Here's what really gets me though - mutual funds. You think you're not paying a brokerage commission because there's no upfront fee, but the broker is getting paid directly from the fund itself. It's baked into something called the expense ratio, which is basically a percentage of your assets that gets pulled out every year to cover fund costs. You never see an invoice, but the money's definitely leaving your account. If you spot a 12B-1 fee in the prospectus, that's almost certainly broker commissions disguised as something else.
Some funds charge an upfront commission called a load, supposedly to discourage short-term trading. The theory is it reduces costs for everyone, but you're paying it whether the fund actually performs better or not. No-load funds skip this, which is generally smarter.
The real kicker?

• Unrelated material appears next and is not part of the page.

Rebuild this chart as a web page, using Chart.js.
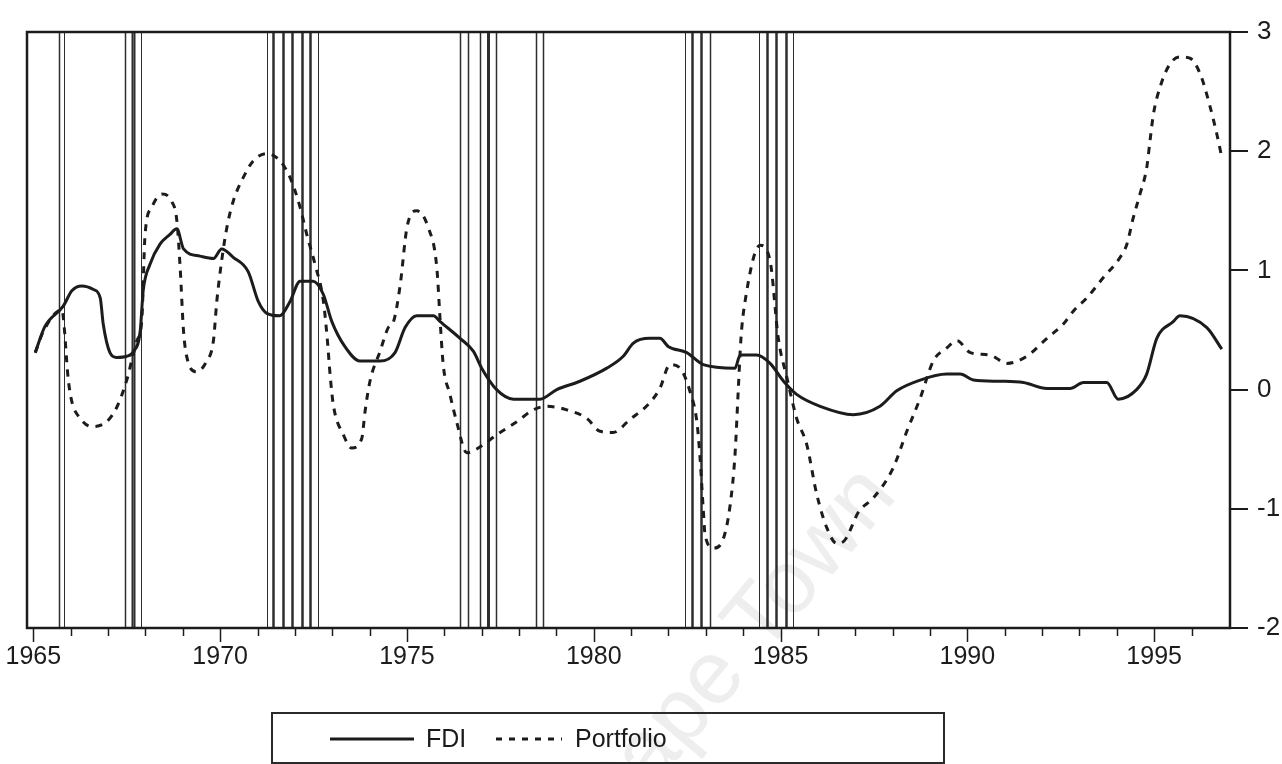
<!DOCTYPE html>
<html>
<head>
<meta charset="utf-8">
<script src="https://cdn.jsdelivr.net/npm/chart.js@4.4.1/dist/chart.umd.min.js"></script>
<style>
  html, body { margin: 0; padding: 0; background: #fff; }
  #wrap { position: relative; width: 1282px; height: 764px; overflow: hidden; }
  #mark { position: absolute; left: 0; top: 0; }
  #chart { position: absolute; left: 0; top: 0; }
  #legend {
    position: absolute; left: 271px; top: 712px; width: 674px; height: 52px;
    border: 2px solid #2a2a2a; box-sizing: border-box;
    font-family: "Liberation Sans", Arial, sans-serif;
    font-size: 25px; color: #1a1a1a;
  }
  #legend svg { position: absolute; left: 0; top: 0; }
  #legend span { position: absolute; top: 9px; line-height: 30px; }
</style>
</head>
<body>
<div id="wrap">
  <svg id="mark" width="1282" height="764">
    <text x="610" y="840" transform="rotate(-50 610 840)" font-family="Liberation Sans, Arial, sans-serif"
          font-size="90" fill="#eeeeee">Cape Town</text>
  </svg>
  <canvas id="chart" width="1282" height="764"></canvas>
  <div id="legend">
    <svg width="674" height="52">
      <line x1="57" y1="25" x2="141" y2="25" stroke="#1a1a1a" stroke-width="3"/>
      <line x1="223" y1="25" x2="289" y2="25" stroke="#1a1a1a" stroke-width="3" stroke-dasharray="6 7"/>
    </svg>
    <span style="left:153px">FDI</span>
    <span style="left:302px">Portfolio</span>
  </div>
</div>
<script>
// FDI (solid) - dates in decimal years
const fdiYears = [1965.05, 1965.31, 1965.80, 1966.03, 1966.30, 1966.61, 1966.79, 1966.87, 1967.05, 1967.23,
  1967.50, 1967.68, 1967.86, 1967.94, 1968.12, 1968.39, 1968.65, 1968.84, 1969.02, 1969.46,
  1969.82, 1970.04, 1970.35, 1970.75, 1971.02, 1971.25, 1971.60, 1971.87, 1972.14, 1972.49,
  1972.76, 1972.99, 1973.34, 1973.74, 1974.28, 1974.68, 1974.95, 1975.26, 1975.71, 1975.89,
  1976.42, 1976.78, 1977.00, 1977.40, 1977.85, 1978.56, 1979.01, 1979.63, 1980.35, 1980.79,
  1981.06, 1981.50, 1981.77, 1982.00, 1982.49, 1982.93, 1983.78, 1983.92, 1984.36, 1984.72,
  1985.08, 1985.43, 1986.06, 1986.95, 1987.66, 1988.11, 1988.74, 1989.45, 1989.81, 1990.16,
  1990.87, 1991.50, 1992.13, 1992.75, 1993.11, 1993.73, 1994.04, 1994.53, 1994.80, 1995.07,
  1995.51, 1995.69, 1996.41, 1996.81];
const fdiValues = [0.31, 0.53, 0.70, 0.83, 0.87, 0.84, 0.77, 0.55, 0.31, 0.27,
  0.28, 0.32, 0.49, 0.83, 1.05, 1.22, 1.30, 1.35, 1.18, 1.12,
  1.10, 1.18, 1.11, 0.99, 0.74, 0.64, 0.62, 0.74, 0.91, 0.91,
  0.80, 0.57, 0.36, 0.24, 0.24, 0.31, 0.52, 0.62, 0.62, 0.57,
  0.43, 0.32, 0.18, 0.00, -0.08, -0.08, 0.00, 0.07, 0.18, 0.28,
  0.39, 0.43, 0.43, 0.36, 0.31, 0.21, 0.18, 0.29, 0.29, 0.22,
  0.07, -0.04, -0.14, -0.21, -0.14, -0.01, 0.08, 0.13, 0.13, 0.08,
  0.07, 0.06, 0.01, 0.01, 0.06, 0.06, -0.08, 0.00, 0.13, 0.43,
  0.57, 0.62, 0.52, 0.34];

// Portfolio (dashed)
const portYears = [1965.05, 1965.27, 1965.76, 1965.94, 1966.03, 1966.25, 1966.56, 1966.96, 1967.23, 1967.50,
  1967.63, 1967.77, 1967.90, 1967.99, 1968.17, 1968.44, 1968.70, 1968.84, 1968.93, 1969.02,
  1969.11, 1969.37, 1969.64, 1969.82, 1969.91, 1970.04, 1970.18, 1970.35, 1970.62, 1970.89,
  1971.25, 1971.60, 1971.87, 1972.14, 1972.32, 1972.54, 1972.76, 1972.86, 1972.95, 1973.03,
  1973.30, 1973.52, 1973.79, 1973.88, 1974.01, 1974.28, 1974.50, 1974.64, 1974.82, 1975.00,
  1975.26, 1975.57, 1975.80, 1975.89, 1975.97, 1976.15, 1976.33, 1976.60, 1976.91, 1977.40,
  1977.94, 1978.38, 1978.74, 1979.28, 1979.81, 1980.17, 1980.52, 1980.97, 1981.50, 1981.77,
  1982.04, 1982.31, 1982.57, 1982.76, 1982.84, 1982.93, 1982.98, 1983.20, 1983.47, 1983.65,
  1983.78, 1983.87, 1983.94, 1984.05, 1984.45, 1984.72, 1984.94, 1985.17, 1985.43, 1985.70,
  1985.97, 1986.24, 1986.50, 1986.70, 1987.10, 1987.48, 1988.01, 1988.38, 1988.74, 1989.09,
  1989.45, 1989.72, 1990.08, 1990.61, 1991.06, 1991.59, 1992.13, 1992.57, 1992.84, 1993.20,
  1993.64, 1994.09, 1994.27, 1994.44, 1994.62, 1994.80, 1994.89, 1994.98, 1995.16, 1995.42,
  1995.69, 1995.96, 1996.23, 1996.50, 1996.68, 1996.81];
const portValues = [0.31, 0.49, 0.67, 0.07, -0.10, -0.24, -0.31, -0.27, -0.15, 0.08,
  0.24, 0.41, 0.57, 1.30, 1.53, 1.64, 1.58, 1.42, 1.02, 0.49,
  0.27, 0.15, 0.24, 0.41, 0.74, 1.08, 1.36, 1.58, 1.78, 1.92,
  1.98, 1.92, 1.78, 1.53, 1.30, 1.05, 0.75, 0.45, 0.10, -0.13,
  -0.38, -0.49, -0.41, -0.18, 0.07, 0.32, 0.52, 0.57, 0.88, 1.36,
  1.50, 1.36, 1.02, 0.57, 0.21, -0.04, -0.27, -0.53, -0.49, -0.38,
  -0.27, -0.17, -0.14, -0.17, -0.24, -0.35, -0.36, -0.25, -0.11, 0.01,
  0.21, 0.18, -0.01, -0.27, -0.55, -1.00, -1.22, -1.33, -1.25, -0.97,
  -0.55, 0.01, 0.43, 0.74, 1.21, 1.08, 0.43, 0.10, -0.24, -0.46,
  -0.88, -1.16, -1.29, -1.27, -1.02, -0.91, -0.66, -0.35, -0.07, 0.24,
  0.35, 0.41, 0.31, 0.29, 0.22, 0.28, 0.43, 0.55, 0.66, 0.77,
  0.94, 1.11, 1.22, 1.44, 1.64, 1.86, 2.09, 2.31, 2.54, 2.73,
  2.79, 2.78, 2.65, 2.37, 2.14, 1.95];

// shaded-event vertical lines: date and line width
const eventYears = [1965.69, 1965.83, 1967.45, 1967.64, 1967.70, 1967.87,
  1971.25, 1971.42, 1971.69, 1971.93, 1972.18, 1972.41, 1972.63,
  1976.42, 1976.64, 1976.96, 1977.18, 1977.38, 1978.45, 1978.63,
  1982.44, 1982.62, 1982.87, 1983.11, 1984.43, 1984.63, 1984.88, 1985.15, 1985.34];
const eventWidths = [1.5, 1, 1.5, 2, 2, 1,
  1, 2.5, 2.5, 2.5, 2.5, 2.5, 1,
  1.5, 1.5, 1.5, 3, 1.5, 1.5, 1.5,
  1, 2.5, 2.5, 1.5, 1, 2.5, 2.5, 2.5, 1];

const yearTicks = [];
for (let y = 1965; y <= 1996; y++) yearTicks.push(y);

const sans = "Liberation Sans, Arial, sans-serif";
const ink = "#1c1c1c";

const framePlugin = {
  id: "frame",
  beforeDatasetsDraw(chart) {
    const c = chart.ctx, a = chart.chartArea, xs = chart.scales.x;
    c.save();
    c.strokeStyle = "#2e2e2e";
    eventYears.forEach((yr, i) => {
      const x = Math.round(xs.getPixelForValue(yr)) + 0.5;
      c.lineWidth = eventWidths[i];
      c.beginPath();
      c.moveTo(x, a.top);
      c.lineTo(x, a.bottom);
      c.stroke();
    });
    c.restore();
  },
  afterDraw(chart) {
    const c = chart.ctx, a = chart.chartArea, xs = chart.scales.x;
    c.save();
    c.strokeStyle = ink;
    c.lineWidth = 2.5;
    c.strokeRect(a.left, a.top, a.right - a.left, a.bottom - a.top);
    c.lineWidth = 1.5;
    yearTicks.forEach(yr => {
      const x = Math.round(xs.getPixelForValue(yr)) + 0.5;
      c.beginPath();
      c.moveTo(x, a.bottom);
      c.lineTo(x, a.bottom + (yr % 5 === 0 ? 14 : 8));
      c.stroke();
    });
    c.restore();
  }
};

new Chart(document.getElementById("chart"), {
  type: "line",
  data: {
    datasets: [{
      label: "FDI",
      data: fdiYears.map((x, i) => ({ x: x, y: fdiValues[i] })),
      borderColor: ink,
      borderWidth: 3,
      pointRadius: 0,
      cubicInterpolationMode: "monotone",
      fill: false
    }, {
      label: "Portfolio",
      data: portYears.map((x, i) => ({ x: x, y: portValues[i] })),
      borderColor: ink,
      borderWidth: 3,
      borderDash: [7, 7],
      pointRadius: 0,
      cubicInterpolationMode: "monotone",
      fill: false
    }]
  },
  options: {
    responsive: false,
    animation: false,
    devicePixelRatio: 1,
    layout: { padding: { left: 27, top: 32, right: 0, bottom: 0 } },
    plugins: {
      legend: { display: false },
      tooltip: { enabled: false }
    },
    scales: {
      x: {
        type: "linear",
        min: 1964.83,
        max: 1997.03,
        afterBuildTicks: s => { s.ticks = yearTicks.map(v => ({ value: v })); },
        afterFit: s => { s.height = 136; s.paddingLeft = 0; s.paddingRight = 0; },
        grid: { display: false, drawTicks: false },
        border: { display: false },
        ticks: {
          autoSkip: false,
          maxRotation: 0,
          padding: 14,
          color: ink,
          font: { family: sans, size: 25 },
          callback: v => (v % 5 === 0 ? String(v) : "")
        }
      },
      y: {
        position: "right",
        min: -2,
        max: 3,
        afterFit: s => { s.width = 52; },
        grid: { drawOnChartArea: false, tickLength: 18, color: ink, lineWidth: 2 },
        border: { display: false },
        ticks: {
          stepSize: 1,
          padding: 9,
          color: ink,
          font: { family: sans, size: 26 }
        }
      }
    }
  },
  plugins: [framePlugin]
});
</script>
</body>
</html>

Actively managed funds charge higher expense ratios trying to beat the market, but the data shows most of them actually underperform their benchmark index over time. Compare that to low-cost ETFs or index funds - way lower fees, and historically better returns.
Last thing - and this is crucial - don't fall into the trap of trading constantly just because commissions are cheap now. The biggest reason investors underperform isn't fees, it's overtrading. Pick solid companies or index funds and actually hold them. That's where the real money gets made.